Pirates, smugglers, painters and wars

You get a little bit of everything on the Cornish coast. We started our day with a brief bus ride to the town of Mousehole. Now, who could resist a town named Mousehole, even if it’s pronounced mauzel? We couldn’t.

Mousehole can be seen from our Penzance bedroom, as it is just 2.5 miles to our right, as Mount’s Bay curves. And from Mousehole, we could see our bedroom window on this bright, sparkling day. We’re staying in the red building just below the church tower.

The town is teeny and precious, as its name might suggest. All but one building – then a pub, now a private home – were destroyed in a 1595 raid by those greedy Spaniards.

The harbor is a major feature of the town, and picturesque cottages jockey for the sea view. This town hasn’t been completely gentrified, but it may be close to the tipping point.

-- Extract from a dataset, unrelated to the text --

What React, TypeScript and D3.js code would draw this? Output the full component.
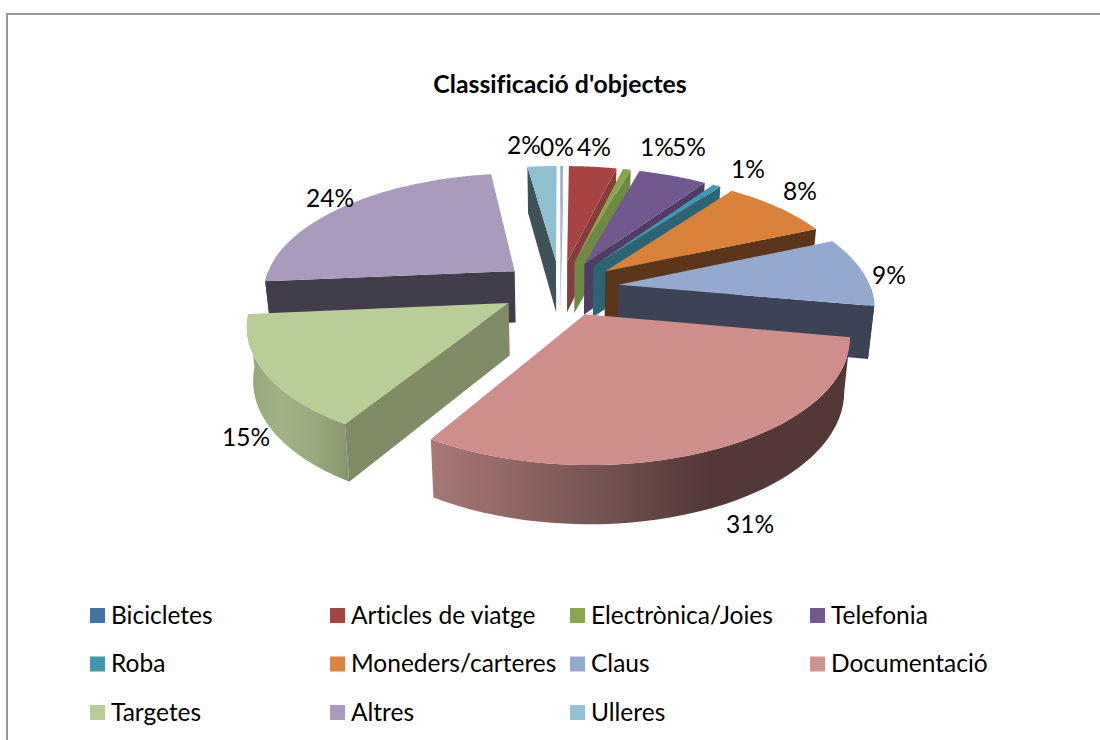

Competing gardens and explosions of flowers were everywhere.

There was even a little girl playing on the rocks who could have been lifted out of another era. So glad to find a complement to the young boy at Charleston Farm.

And then there was a sad reminder of less bucolic times. July 1 was the 100th anniversary of the start of the Battle of the Somme. Today in Mousehole, they commemorated the event with a solemn ceremony at their war memorial. Four of their men died in that costly battle.

We headed back toward Penzance, stopping in the little town of Newlyn, between home and Mousehole. Equally lovely in its setting, Newlyn attracted a colony of artists from the 1880s to the early 20th century, now referred to collectively as the Newlyn School. We saw an exhibit of some of their work yesterday, but I couldn’t take pictures, so these examples of some of those artists – cribbed from the web – will have to do. (Even Turner painted here!)

Newlyn had a number of things guaranteed to attract artists: fantastic light, cheap living, and the availability of inexpensive models. Doubt the models would be cheap today, but the town is still delightful.

Our day ended with a boat ride around Mount’s Bay. The day was so lovely that we couldn’t resist it. Our boat looped around St. Michael’s Mount, which looked very inviting on a sunny day, rather than the cloudy stormy day we visited it. Ah, the castle life.

The rest of our trip was lovely – very fresh air, sun and rocking waves. The main features of note were the caves along the coastline. It is easy to see how pirates and smugglers made use of all the nooks and crannies that couldn’t be seen from the cliffs above. And then there were the nasty folk who lured ships to their doom on the rocks, just to pillage what they could from the wreckage. If these rocks could talk..

Cornwall is another place we will leave with regret, but we are so happy to have experienced this special corner of England.

Don’s Food Corner

We were in Newlyn for lunch and of course we had to try the local catch.

While the inn where we had lunch was ancient, the approach to preparing the fish was decidedly contemporary. We started with a platter of tempura plaice, a type of flounder that I don’t remember ever having before. Delicately prepared, it came with a garlic mayonnaise and an interesting salad. How interesting to encounter a dose of garlic in Cornwall after rarely sensing any type in our three months in Italy.

For our main dish, Jo had breaded pan-fried hake. Again, very delicately breaded and perfectly prepared, it sat atop a medley of kale and potatoes with asparagus, seasoned with smoked bacon and hazelnuts. Unexpectedly elegant for such a rustic setting.

I went for the pan-fried sea trout. On the menu it only said “trout.” I assumed it was freshwater trout because I had never heard of sea trout. When I questioned its origin, the server waved a hand toward the harbor and said:  “It came from there.”  As I found out later, sea trout is similar to salmon. However, the texture of the fish was nothing like salmon, more like a very hearty white fish. It too was perfectly prepared and rested on top of a combination of kale, (not mushy) peas and potatoes with a creamy sauce.

It’s always a treat to know you are getting the freshest of fresh fish when you have a meal at the sea shore. Interestingly, at this inn there were no meat dishes at all. Only fish and crab. We should have had one more fish meal and one less pasty meal while we were here. I guess that means we’ll have to come back. (I know a very sweet cottage available for rent in Mousehole.)